The Parkers also contend
that the trial court improperly excluded from evidence the statement by Jonas
Walker to Jonas's son, Will Walker, contained in the report of a police
detective who interviewed Will Walker and testified at the trial. Will Walker told the police that he had a
red lighter and on the morning of the fire “on the way out to the hospital he
asked his father for the cigarette lighter and the father replied, ‘I left it
on the table.'” The statement was
significant because in his deposition DeShawn testified that he had picked up a
lighter from the table by the couch.
Thus, the Parkers wanted Jonas Walker's statement to establish that DeShawn
had used the red lighter from the table and had merely confused the color
during his deposition. The trial court
admitted the report of the Will Walker interview but redacted Will's and
Jonas's references to leaving the lighter.
The trial court rejected
the Parkers' numerous arguments to get Jonas's statement admitted into evidence
under various hearsay exceptions. We
need not address each of the Parkers' individual evidentiary arguments,
however, because we conclude that even if we were to assume error (which we do
not), the Parkers' substantial rights were not affected by the exclusion of
Jonas's statement.
If a trial court makes
an evidentiary error, an appellate court will reverse or remand for a new trial
only where the improper admission or exclusion of evidence has affected the
substantial rights of the appellant. See
Heggy v. Grutzner, 156 Wis.2d 186, 196, 456 N.W.2d 845, 850 (Ct.

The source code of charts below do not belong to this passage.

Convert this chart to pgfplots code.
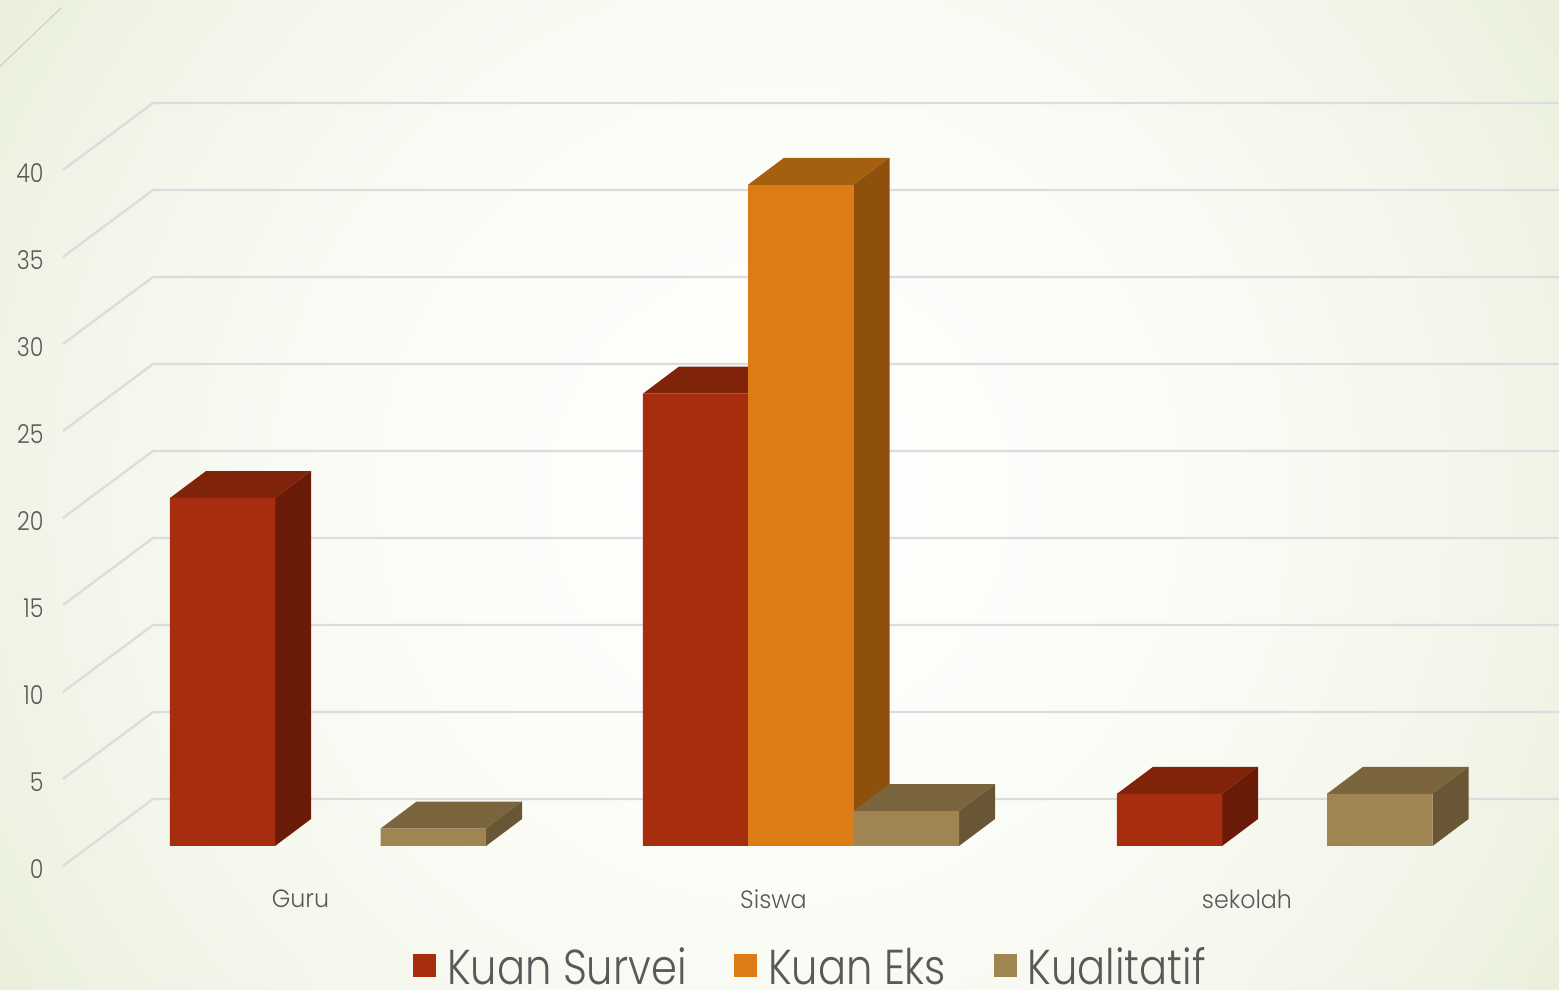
\documentclass[border=0pt]{standalone}
\usepackage{pgfplots}
\pgfplotsset{compat=1.18}
\usepackage{fontspec}
\setmainfont{Poppins}[UprightFont=* Light]
\newfontfamily\legfont{Poppins}[UprightFont=* Light,FakeStretch=0.85]
\newfontfamily\ytfont{Poppins}[UprightFont=* Light,FakeStretch=0.85]
\newfontfamily\xtfont{Poppins}[UprightFont=* Light,FakeStretch=0.95]
\definecolor{txt}{HTML}{595959}
\definecolor{gridc}{HTML}{DADCDE}
\definecolor{cornerc}{HTML}{C9CDBC}
\definecolor{redF}{HTML}{A62E0E}\definecolor{redT}{HTML}{80230B}\definecolor{redS}{HTML}{6A1B08}
\definecolor{oraF}{HTML}{DD7B16}\definecolor{oraT}{HTML}{A5600F}\definecolor{oraS}{HTML}{8D500D}
\definecolor{tanF}{HTML}{A08452}\definecolor{tanT}{HTML}{7A653F}\definecolor{tanS}{HTML}{685635}
\definecolor{bg0}{HTML}{FEFEFC}\definecolor{bg1}{HTML}{FCFDF9}\definecolor{bg2}{HTML}{F7F9F1}\definecolor{bg3}{HTML}{F0F4E6}\definecolor{bg4}{HTML}{EAF0DC}\definecolor{bg5}{HTML}{E6ECD3}\definecolor{bg6}{HTML}{E4EAD0}
\pgfdeclareradialshading{bgshade}{\pgfpointorigin}{color(0bp)=(bg0);color(10bp)=(bg1);color(18bp)=(bg2);color(25bp)=(bg3);color(29bp)=(bg4);color(35bp)=(bg5);color(50bp)=(bg6)}
\pgfplotsset{
  gl/.style={forget plot,draw=gridc,line width=2.3pt,line join=miter},
  face/.style={forget plot,fill=#1,draw=none},
  front/.style={ybar,bar width=105.5pt,bar shift=0pt,fill=#1,draw=none,
    legend image code/.code={\fill[##1] (0pt,-10.5pt) rectangle (23pt,12.5pt);\path (32pt,0pt);}},
}
\begin{document}
\begin{tikzpicture}
\useasboundingbox (0,0) rectangle (1559pt,990pt);
\begin{scope}
\clip (0,0) rectangle (1559pt,990pt);
\shade[shading=bgshade] (0,-297pt) rectangle (1559pt,1287pt);
\end{scope}
\begin{axis}[
  at={(0,0)},anchor=south west,
  scale only axis,width=1559pt,height=990pt,
  xmin=0,xmax=1559,ymin=-8.276,ymax=48.62,
  axis line style={draw=none},major tick length=0pt,
  clip=true,
  xtick={300.5,773.5,1247},xticklabels={Guru,Siswa,sekolah},
  ytick={0,5,...,40},
  /pgf/number format/assume math mode=true,
  tick label style={text=txt},
  xticklabel style={font=\xtfont\fontsize{25}{28}\selectfont,anchor=center,yshift=91pt},
  yticklabel style={font=\ytfont\fontsize{26}{28}\selectfont,anchor=east,xshift=47pt,yshift=-23pt},
  legend style={at={(axis cs:810.5,-6.95)},anchor=center,draw=none,fill=none,
    font=\legfont\fontsize{49}{54}\selectfont\color{txt},legend columns=3,
    /tikz/every even column/.append style={column sep=45.5pt}},
]
% wall and floor grid
\addplot[gl] coordinates {(63,-1.15)(153,2.70)(1559,2.70)};
\addplot[gl] coordinates {(63,3.85)(153,7.70)(1559,7.70)};
\addplot[gl] coordinates {(63,8.85)(153,12.70)(1559,12.70)};
\addplot[gl] coordinates {(63,13.85)(153,17.70)(1559,17.70)};
\addplot[gl] coordinates {(63,18.85)(153,22.70)(1559,22.70)};
\addplot[gl] coordinates {(63,23.85)(153,27.70)(1559,27.70)};
\addplot[gl] coordinates {(63,28.85)(153,32.70)(1559,32.70)};
\addplot[gl] coordinates {(63,33.85)(153,37.70)(1559,37.70)};
\addplot[gl] coordinates {(63,38.85)(153,42.70)(1559,42.70)};
\addplot[forget plot,draw=cornerc,line width=1pt] coordinates {(0,44.8)(61,48.16)};
% Kuan Survei
\addplot[face=redT] coordinates {(170,20)(275,20)(311,21.55)(206,21.55)} --cycle;
\addplot[face=redS] coordinates {(275,0)(311,1.55)(311,21.55)(275,20)} --cycle;
\addplot[face=redT] coordinates {(643,26)(748,26)(784,27.55)(679,27.55)} --cycle;
\addplot[face=redT] coordinates {(1117,3)(1222,3)(1258,4.55)(1153,4.55)} --cycle;
\addplot[face=redS] coordinates {(1222,0)(1258,1.55)(1258,4.55)(1222,3)} --cycle;
\addplot[front=redF] coordinates {(222.5,20)(695.5,26)(1169.5,3)};
\addlegendentry{Kuan Survei}
% Kuan Eks
\addplot[face=oraT] coordinates {(748,38)(853.5,38)(889.5,39.55)(784,39.55)} --cycle;
\addplot[face=oraS] coordinates {(853.5,0)(889.5,1.55)(889.5,39.55)(853.5,38)} --cycle;
\addplot[front=oraF] coordinates {(800.75,38)};
\addlegendentry{Kuan Eks}
% Kualitatif
\addplot[face=tanT] coordinates {(380.5,1)(486,1)(522,2.55)(416.5,2.55)} --cycle;
\addplot[face=tanS] coordinates {(486,0)(522,1.55)(522,2.55)(486,1)} --cycle;
\addplot[face=tanT] coordinates {(853.5,2)(959,2)(995,3.55)(889.5,3.55)} --cycle;
\addplot[face=tanS] coordinates {(959,0)(995,1.55)(995,3.55)(959,2)} --cycle;
\addplot[face=tanT] coordinates {(1327,3)(1432.5,3)(1468.5,4.55)(1363,4.55)} --cycle;
\addplot[face=tanS] coordinates {(1432.5,0)(1468.5,1.55)(1468.5,4.55)(1432.5,3)} --cycle;
\addplot[front=tanF] coordinates {(433.25,1)(906.25,2)(1379.75,3)};
\addlegendentry{Kualitatif}
\end{axis}
\end{tikzpicture}
\end{document}
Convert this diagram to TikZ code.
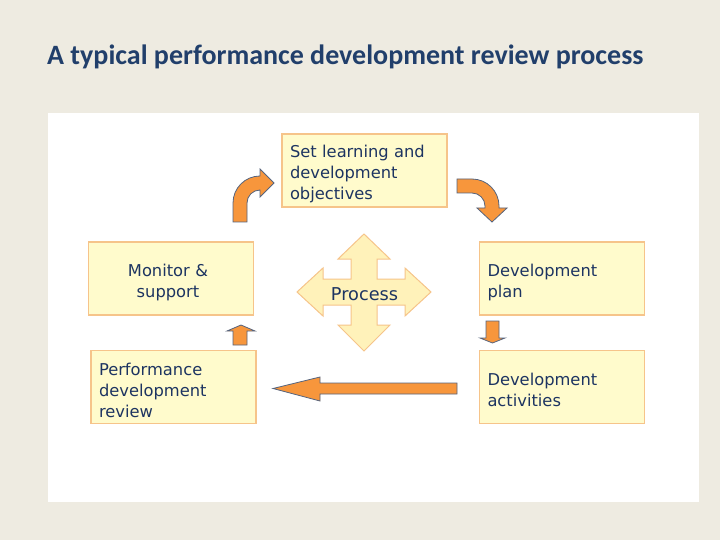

App. 1990); § 805.18(2), Stats. We will only reverse where there is a
reasonable possibility that the error contributed to the final result. Id. at 197, 456 N.W.2d at 850
(citing State v. Dyess, 124 Wis.2d 525, 543, 370 N.W.2d 222, 232
(1985)).
Review of the record
reveals no reasonable possibility that the exclusion of Jonas's statement
contributed to the jury's verdict.
Evidence admitted at the trial included: (1) the testimony of City of Milwaukee Police Detective James
Henner that he found the red Bic lighter under the loveseat and did not find
any other incendiary materials or remnants in the room; (2) Mr. Tingue's
testimony regarding what he found at the scene; (3) Karen Parker's testimony
about where Jonas Walker always kept his smoking materials, conveying
essentially the same information as Jonas's statement; and (4) the balance of
Will Walker's statement from which the jury could infer that Jonas had left
Will's red lighter at the house.
Additionally, we note that in his opening statement plaintiffs' counsel
did tell the jury of Jonas's statement and, during closing argument, he argued
that: Jonas borrowed Will's red lighter the morning of the fire; both men had
used a match to light cigarettes on the way to the hospital; and there was no
lighter in the car. Thus, even without
Jonas's statement the jury considered evidence and argument consistent with the
statement and, therefore, we conclude that there is no reasonable possibility
that its exclusion somehow contributed to the final result. Accordingly, we affirm.
By the Court.—Judgment
affirmed.
This opinion will not be
published. See Rule 809.23(1)(b)5, Stats.